O movimento popular, em vez de ser entendido como um ataque à estabilidade do Estado, deve ser interpretado, do ponto de vista constitucional, como uma reação legítima a condições de extrema adversidade que afetam amplas camadas da população, incluindo a pobreza, a exclusão social e a carência de oportunidades. Trata-se de um fenómeno social que, embora em algumas circunstâncias possa se desvirtuar, reflete as dificuldades profundas que marcam a vida de muitos cidadãos.

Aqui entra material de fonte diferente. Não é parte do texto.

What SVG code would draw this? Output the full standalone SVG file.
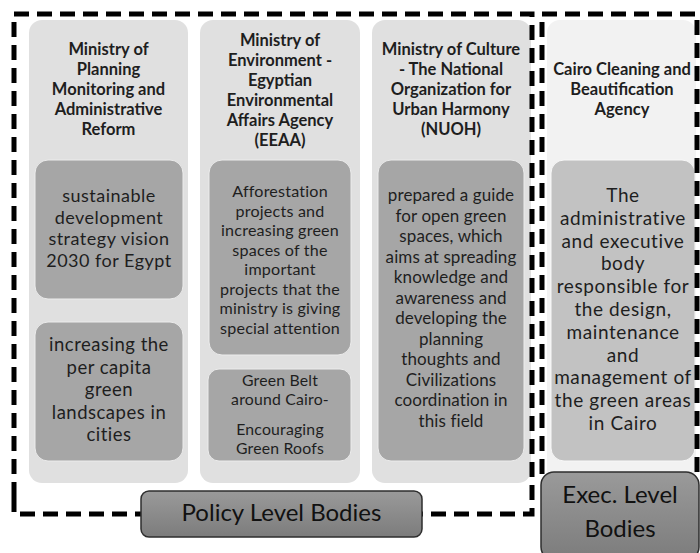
<svg xmlns="http://www.w3.org/2000/svg" width="700" height="553" viewBox="0 0 700 553">
  <defs>
    <linearGradient id="btnGrad" x1="0" y1="0" x2="0" y2="1">
      <stop offset="0" stop-color="#9a9a9a"/>
      <stop offset="1" stop-color="#7c7c7c"/>
    </linearGradient>
  </defs>
  <style>
    .col { fill: #e0e0e0; }
    .col-light { fill: #f2f2f2; }
    .item { fill: #a6a6a6; stroke: #ececec; stroke-width: 1; }
    .item-light { fill: #c2c2c2; stroke: #f8f8f8; stroke-width: 1; }
    .level { fill: url(#btnGrad); stroke: #2e2e2e; stroke-width: 1.5; }
    .dash { fill: none; stroke: #000; stroke-width: 5; stroke-dasharray: 15 8; }
    text { font-family: Lato, "Liberation Sans", sans-serif; fill: #1e1e1e; text-anchor: middle; }
    .hd { font-weight: bold; font-size: 16.5px; }
    .lvl { font-size: 24px; fill: #111; }
  </style>

  <!-- Policy level: ministry columns -->
  <g id="planning">
    <rect class="col" x="29" y="20" width="159" height="463" rx="13"/>
    <text class="hd" x="108.5" y="55">Ministry of</text>
    <text class="hd" x="108.5" y="75">Planning</text>
    <text class="hd" x="108.5" y="95">Monitoring and</text>
    <text class="hd" x="108.5" y="115">Administrative</text>
    <text class="hd" x="108.5" y="135">Reform</text>
  </g>
  <g id="planning-vision">
    <rect class="item" x="35" y="160" width="148" height="139" rx="13"/>
    <g style="font-size:18px;letter-spacing:0.5px">
      <text x="109" y="202">sustainable</text>
      <text x="109" y="223.5">development</text>
      <text x="109" y="245">strategy vision</text>
      <text x="109" y="266.5">2030 for Egypt</text>
    </g>
  </g>
  <g id="planning-per-capita">
    <rect class="item" x="35" y="322" width="148" height="139" rx="13"/>
    <g style="font-size:18.5px;letter-spacing:0.5px">
      <text x="109" y="351">increasing the</text>
      <text x="109" y="373.5">per capita</text>
      <text x="109" y="396">green</text>
      <text x="109" y="418.5">landscapes in</text>
      <text x="109" y="441">cities</text>
    </g>
  </g>

  <g id="environment">
    <rect class="col" x="200" y="20" width="160" height="463" rx="13"/>
    <text class="hd" x="280" y="46">Ministry of</text>
    <text class="hd" x="280" y="66">Environment -</text>
    <text class="hd" x="280" y="86">Egyptian</text>
    <text class="hd" x="280" y="106">Environmental</text>
    <text class="hd" x="280" y="126">Affairs Agency</text>
    <text class="hd" x="280" y="146">(EEAA)</text>
  </g>
  <g id="environment-afforestation">
    <rect class="item" x="209" y="160" width="142" height="195" rx="13"/>
    <g style="font-size:16.1px;letter-spacing:0.2px">
      <text x="280" y="197">Afforestation</text>
      <text x="280" y="216.5">projects and</text>
      <text x="280" y="236">increasing green</text>
      <text x="280" y="255.5">spaces of the</text>
      <text x="280" y="275">important</text>
      <text x="280" y="294.5">projects that the</text>
      <text x="280" y="314">ministry is giving</text>
      <text x="280" y="333.5">special attention</text>
    </g>
  </g>
  <g id="environment-green-belt">
    <rect class="item" x="208" y="369" width="143" height="92" rx="11"/>
    <g style="font-size:15.8px;letter-spacing:0.2px">
      <text x="280" y="386">Green Belt</text>
      <text x="280" y="405">around Cairo-</text>
      <text x="280" y="435">Encouraging</text>
      <text x="280" y="454">Green Roofs</text>
    </g>
  </g>

  <g id="culture">
    <rect class="col" x="372" y="20" width="159" height="463" rx="13"/>
    <text class="hd" x="451" y="55">Ministry of Culture</text>
    <text class="hd" x="451" y="75">- The National</text>
    <text class="hd" x="451" y="95">Organization for</text>
    <text class="hd" x="451" y="115">Urban Harmony</text>
    <text class="hd" x="451" y="135">(NUOH)</text>
  </g>
  <g id="culture-guide">
    <rect class="item" x="378" y="160" width="146" height="301" rx="13"/>
    <g style="font-size:17px;letter-spacing:0.1px">
      <text x="451" y="201">prepared a guide</text>
      <text x="451" y="221.5">for open green</text>
      <text x="451" y="242">spaces, which</text>
      <text x="451" y="262.5">aims at spreading</text>
      <text x="451" y="283">knowledge and</text>
      <text x="451" y="303.5">awareness and</text>
      <text x="451" y="324">developing the</text>
      <text x="451" y="344.5">planning</text>
      <text x="451" y="365">thoughts and</text>
      <text x="451" y="385.5">Civilizations</text>
      <text x="451" y="406">coordination in</text>
      <text x="451" y="426.5">this field</text>
    </g>
  </g>

  <!-- Executive level -->
  <g id="cairo-agency">
    <rect class="col-light" x="547" y="20" width="149" height="463" rx="13"/>
    <text class="hd" x="622" y="75">Cairo Cleaning and</text>
    <text class="hd" x="622" y="95">Beautification</text>
    <text class="hd" x="622" y="115">Agency</text>
  </g>
  <g id="cairo-agency-role">
    <rect class="item-light" x="551" y="160" width="144" height="301" rx="13"/>
    <g style="font-size:19px;letter-spacing:0.6px">
      <text x="623" y="202">The</text>
      <text x="623" y="224.8">administrative</text>
      <text x="623" y="247.6">and executive</text>
      <text x="623" y="270.4">body</text>
      <text x="623" y="293.2">responsible for</text>
      <text x="623" y="316">the design,</text>
      <text x="623" y="338.8">maintenance</text>
      <text x="623" y="361.6">and</text>
      <text x="623" y="384.4">management of</text>
      <text x="623" y="407.2">the green areas</text>
      <text x="623" y="430">in Cairo</text>
    </g>
  </g>

  <!-- Dashed group outlines -->
  <g id="connectors">
    <path class="dash" d="M 14 497 L 14 514 L 141 514 M 14 497 L 14 14 L 532 14 L 532 514 L 422 514"/>
    <path class="dash" d="M 542 474 L 542 14 L 697 14 L 697 480"/>
  </g>

  <g id="policy-level">
    <rect class="level" x="141" y="491" width="281" height="46" rx="8"/>
    <text class="lvl" x="281.5" y="521">Policy Level Bodies</text>
  </g>
  <g id="exec-level">
    <rect class="level" x="541" y="472" width="158" height="88" rx="13"/>
    <text class="lvl" x="620" y="503">Exec. Level</text>
    <text class="lvl" x="620" y="537">Bodies</text>
  </g>
</svg>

A análise política e jurídica desse movimento deve ir além da simplificação de uma mera expressão de violência ou distúrbio, reconhecendo-o, antes, como um clamor legítimo por mudanças estruturais nas condições de vida da população, de acordo com os preceitos constitucionais de dignidade humana e justiça social.

 

Considerando a hipótese da formação de um Governo de Unidade Nacional (GUN), é imperativo que, simultaneamente à recuperação da ordem política, se desenvolva um debate abrangente sobre as políticas públicas que atendam às necessidades prementes da população. A economia não pode ser paralisada durante o processo de reformas; é essencial que estas sejam implementadas de forma a garantir a continuidade do desenvolvimento económico e a preservação das condições de vida.

 

Assim, no eventual estabelecimento de um governo transitório ou GUN, torna-se imprescindível que este busque restaurar a credibilidade do Estado e assegurar a satisfação das necessidades essenciais da sociedade, com vistas à reconciliação e fortalecimento das instituições democráticas. Apenas assim será possível iniciar um processo de reconstrução política e social que leve o país à estabilidade duradoura, em conformidade com os princípios constitucionais da justiça social e do bem-estar coletivo.